GILLIAN: You often make reference to “the body” when writing about writing. “Writing” begins:

            purity of all things seen

through the                                              thrust

forward                              the vehicle

container         or ‘thing’ called body

And in “Parapoetic Sink” you state that “physical performs textual” and “the material male body [is] in the shape of the poem.” How does language or poetry access the pulses, affects and rhythms of corporeality?

FRED: I’m not talking about a speech-based poetics, though Williams’ “variable foot” and Olson’s “breath line” certainly saved poetry for me from the silence of the cryptic page at the end of the ‘50’s. My poetry has always had an acoustic connection, initially coming to it as a musician and then, through studying phonology and linguistics, to the oral/aural. And then—mostly from working in the bush and trying to register senses of the physical body at work—I’ve tried to pay attention to proprioception as a literal coordinate of composition. As Louis Cabri elaborates, in his introduction to my recent selected (The False Laws of Narrative, Wilfrid Laurier University Press, 2009):

By locating in and behind processes of perception, a proprioceptive act of writing paradoxically decentres and demotes the “self” in “self-expression,” the meaning-full “I” in language. (xiii)
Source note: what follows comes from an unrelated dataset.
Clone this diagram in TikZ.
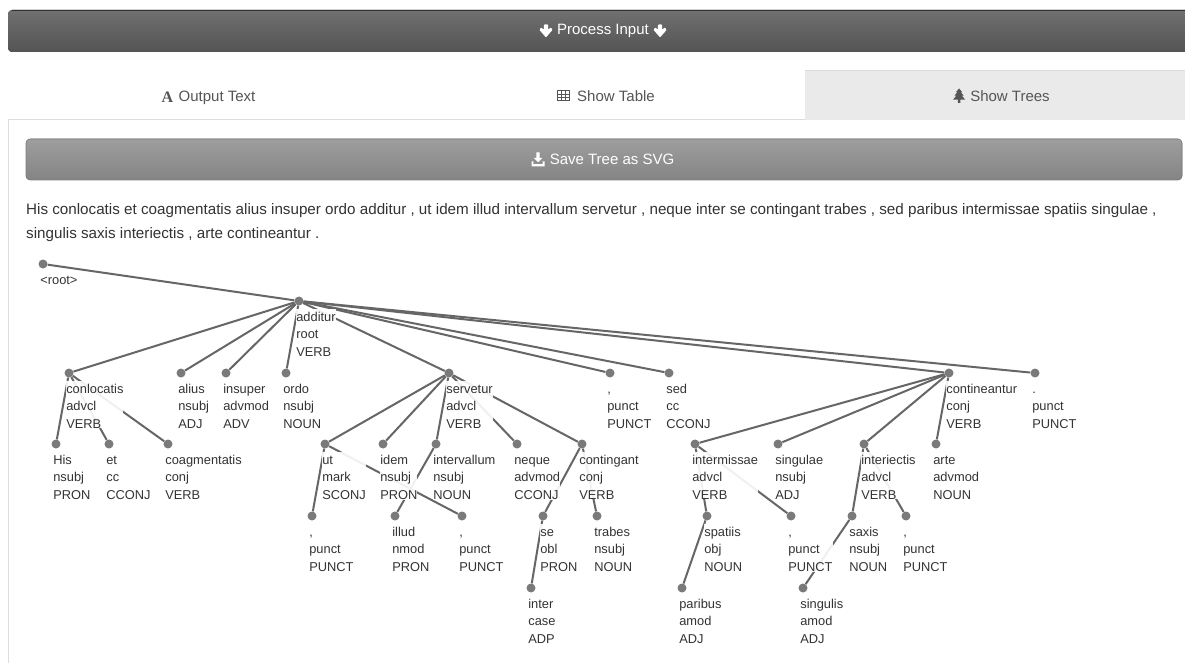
\documentclass[tikz,border=0pt]{standalone}
\usepackage{fontspec}
\setmainfont{Liberation Sans}
\newfontfamily\iconserif{Liberation Serif}
\usepackage{xcolor}
\usetikzlibrary{positioning, calc}
\definecolor{barTop}{RGB}{112,112,112}
\definecolor{barBot}{RGB}{84,84,84}
\definecolor{btnTop}{RGB}{158,158,158}
\definecolor{btnBot}{RGB}{132,132,132}
\definecolor{btnEdge}{RGB}{125,125,125}
\definecolor{tabBg}{RGB}{234,234,234}
\definecolor{ruleGray}{RGB}{221,221,221}
\definecolor{tabText}{RGB}{85,85,85}
\definecolor{bodyText}{RGB}{51,51,51}
\definecolor{edgeGray}{RGB}{102,102,102}
\definecolor{dotGray}{RGB}{122,122,122}
\pgfdeclarelayer{page}
\pgfdeclarelayer{edges}
\pgfsetlayers{page,edges,main}
\tikzset{
  tokdot/.style={circle, fill=dotGray, inner sep=0pt, minimum size=9pt},
  deparc/.style={draw=edgeGray, line width=2pt},
  toklabel/.style={fill=white, fill opacity=0.9, text opacity=1, text=bodyText,
    inner sep=0pt, align=left, font=\fontsize{12.85}{17.5}\selectfont},
  btntext/.style={text=white, inner sep=0pt, font=\fontsize{15}{18}\selectfont},
  tabtext/.style={text=tabText, inner sep=0pt, font=\fontsize{15}{18}\selectfont},
  sentence/.style={text=bodyText, anchor=west, inner sep=0pt, font=\fontsize{15.2}{18}\selectfont},
  dnarrow/.pic={\fill[white, rounded corners=0.8pt] (-2.1,-6.5) -- (2.1,-6.5) -- (2.1,-1.2)
    -- (4.8,-3.6) -- (6.6,-1.2) -- (0,6.4) -- (-6.6,-1.2) -- (-4.8,-3.6) -- (-2.1,-1.2) -- cycle;},
  saveicon/.pic={\fill[white] (-1.6,-7) -- (1.6,-7) -- (1.6,-1.5) -- (4.2,-1.5) -- (0,2.8)
    -- (-4.2,-1.5) -- (-1.6,-1.5) -- cycle;
    \fill[white] (-6.5,1.8) -- (-4.6,1.8) -- (-4.6,4.6) -- (4.6,4.6) -- (4.6,1.8)
    -- (6.5,1.8) -- (6.5,7) -- (-6.5,7) -- cycle;},
  gridicon/.pic={\draw[tabText, line width=1pt] (-6,-5) rectangle (6,5);
    \draw[tabText, line width=0.7pt] (-2,-5) -- (-2,5) (2,-5) -- (2,5)
    (-6,-1.7) -- (6,-1.7) (-6,1.7) -- (6,1.7);},
  treeicon/.pic={\fill[tabText] (0,-7.5) -- (3.2,-3.8) -- (1.8,-3.8) -- (4.6,-0.3)
    -- (2.8,-0.3) -- (6,3.6) -- (1.3,3.6) -- (1.3,7) -- (-1.3,7) -- (-1.3,3.6)
    -- (-6,3.6) -- (-2.8,-0.3) -- (-4.6,-0.3) -- (-1.8,-3.8) -- (-3.2,-3.8) -- cycle;}
}

\begin{document}
\begin{tikzpicture}[x=1pt, y=-1pt]
    \useasboundingbox (0,0) rectangle (1185,663);
    \begin{pgfonlayer}{page}
    \fill[white] (0,0) rectangle (1185,663);
    \end{pgfonlayer}
    \clip (0,0) rectangle (1185,663);
    % Process bar
    \fill[rounded corners=4pt, top color=barTop, bottom color=barBot] (8,10) rectangle (1200,52);
    \draw[barBot!60!black, line width=0.6pt] (12,10.3) -- (1200,10.3);
    \node[btntext] (procin) at (603,31) {Process Input};
    \path (procin.west) ++(-11,0) pic {dnarrow};
    \path (procin.east) ++(11,0) pic {dnarrow};
    % Tabs
    \fill[tabBg] (805,70) rectangle (1200,120);
    \draw[ruleGray] (805,70) -- (1200,70);
    \draw[ruleGray, line width=1pt] (8,120) -- (805,120);
    \draw[ruleGray, line width=1pt] (8,120) -- (8,670);
    \node[tabtext] (outtext) at (217,97.5) {Output Text};
    \node[text=tabText, inner sep=0pt, font=\iconserif\bfseries\fontsize{16}{18}\selectfont,
        left=5pt of outtext] (aicon) {A};
    \node[tabtext] (showtable) at (616,96) {Show Table};
    \path (showtable.west) ++(-13.5,0) pic {gridicon};
    \node[tabtext] (showtrees) at (1010,96) {Show Trees};
    \path (showtrees.west) ++(-11,0) pic {treeicon};
    % Save button
    \fill[rounded corners=4pt, top color=btnTop, bottom color=btnBot] (26,139) rectangle (1182,180);
    \draw[rounded corners=4pt, btnEdge, line width=0.6pt] (26,139) rectangle (1182,180);
    \node[btntext] (savesvg) at (612,159.5) {Save Tree as SVG};
    \path (savesvg.west) ++(-11.5,0) pic {saveicon};
    % Sentence
    \node[sentence] (line1) at (26,211) {His conlocatis et coagmentatis alius insuper ordo additur , ut idem illud intervallum servetur , neque inter se contingant trabes , sed paribus intermissae spatiis singulae ,};
    \node[sentence] (line2) at (26,235) {singulis saxis interiectis , arte contineantur .};
    % Tree
    \node[tokdot] (root) at (43,264) {};
    \node[toklabel, below right=4.6pt and -6.2pt of root] {\strut\textless root\textgreater};
    \foreach \name/\x/\y/\word/\rel/\pos in {
        additur/299/301/additur/root/VERB,
        conlocatis/69/373/conlocatis/advcl/VERB,
        alius/181/373/alius/nsubj/ADJ,
        insuper/226/373/insuper/advmod/ADV,
        ordo/286/373/ordo/nsubj/NOUN,
        servetur/449/373/servetur/advcl/VERB,
        pa/610/373/{,}/punct/PUNCT,
        sed/669/373/sed/cc/CCONJ,
        contineantur/949/373/contineantur/conj/VERB,
        pf/1035/373/{.}/punct/PUNCT,
        His/56/444/His/nsubj/PRON,
        et/109/444/et/cc/CCONJ,
        coagmentatis/168/444/coagmentatis/conj/VERB,
        ut/325/444/ut/mark/SCONJ,
        idem/383/444/idem/nsubj/PRON,
        intervallum/436/444/intervallum/nsubj/NOUN,
        neque/517/444/neque/advmod/CCONJ,
        contingant/582/444/contingant/conj/VERB,
        intermissae/695/444/intermissae/advcl/VERB,
        singulae/778/444/singulae/nsubj/ADJ,
        interiectis/864/444/interiectis/advcl/VERB,
        arte/936/444/arte/advmod/NOUN,
        pb/312/516/{,}/punct/PUNCT,
        illud/395/516/illud/nmod/PRON,
        pc/462/516/{,}/punct/PUNCT,
        se/543/516/se/obl/PRON,
        trabes/597/516/trabes/nsubj/NOUN,
        spatiis/707/516/spatiis/obj/NOUN,
        pd/791/516/{,}/punct/PUNCT,
        saxis/852/516/saxis/nsubj/NOUN,
        pe/906/516/{,}/punct/PUNCT,
        inter/531/588/inter/case/ADP,
        paribus/682/588/paribus/amod/ADJ,
        singulis/803/588/singulis/amod/ADJ}{
        \node[tokdot] (\name) at (\x,\y) {};
        \node[toklabel, below right=4.6pt and -6.2pt of \name] {\strut\word\\\rel\\\pos};
    }
    % Arcs
    \begin{pgfonlayer}{edges}
    \foreach \a/\b in {root/additur, additur/conlocatis, additur/alius, additur/insuper,
        additur/ordo, additur/servetur, additur/pa, additur/sed, additur/contineantur,
        additur/pf, conlocatis/His, conlocatis/et, conlocatis/coagmentatis,
        servetur/ut, servetur/idem, servetur/intervallum, servetur/neque,
        servetur/contingant, ut/pb, ut/pc, intervallum/illud, contingant/se,
        contingant/trabes, se/inter, contineantur/intermissae, contineantur/singulae,
        contineantur/interiectis, contineantur/arte, intermissae/spatiis,
        intermissae/pd, spatiis/paribus, interiectis/saxis, interiectis/pe,
        saxis/singulis}
        \draw[deparc] (\a) -- (\b);
    \end{pgfonlayer}
\end{tikzpicture}
\end{document}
In other words, to answer your question, poetry, for me, “access(es) the pulses, affects, and rhythms of corporeality” not by centering on the self as ego but on the self as organism, and on the cellular in both body and language. As Cabri further notes: “Writing could begin instead with the mouth positioning lip and tongue to shape sound-patterns (i.e., language) out of the body’s breath-rhythm.”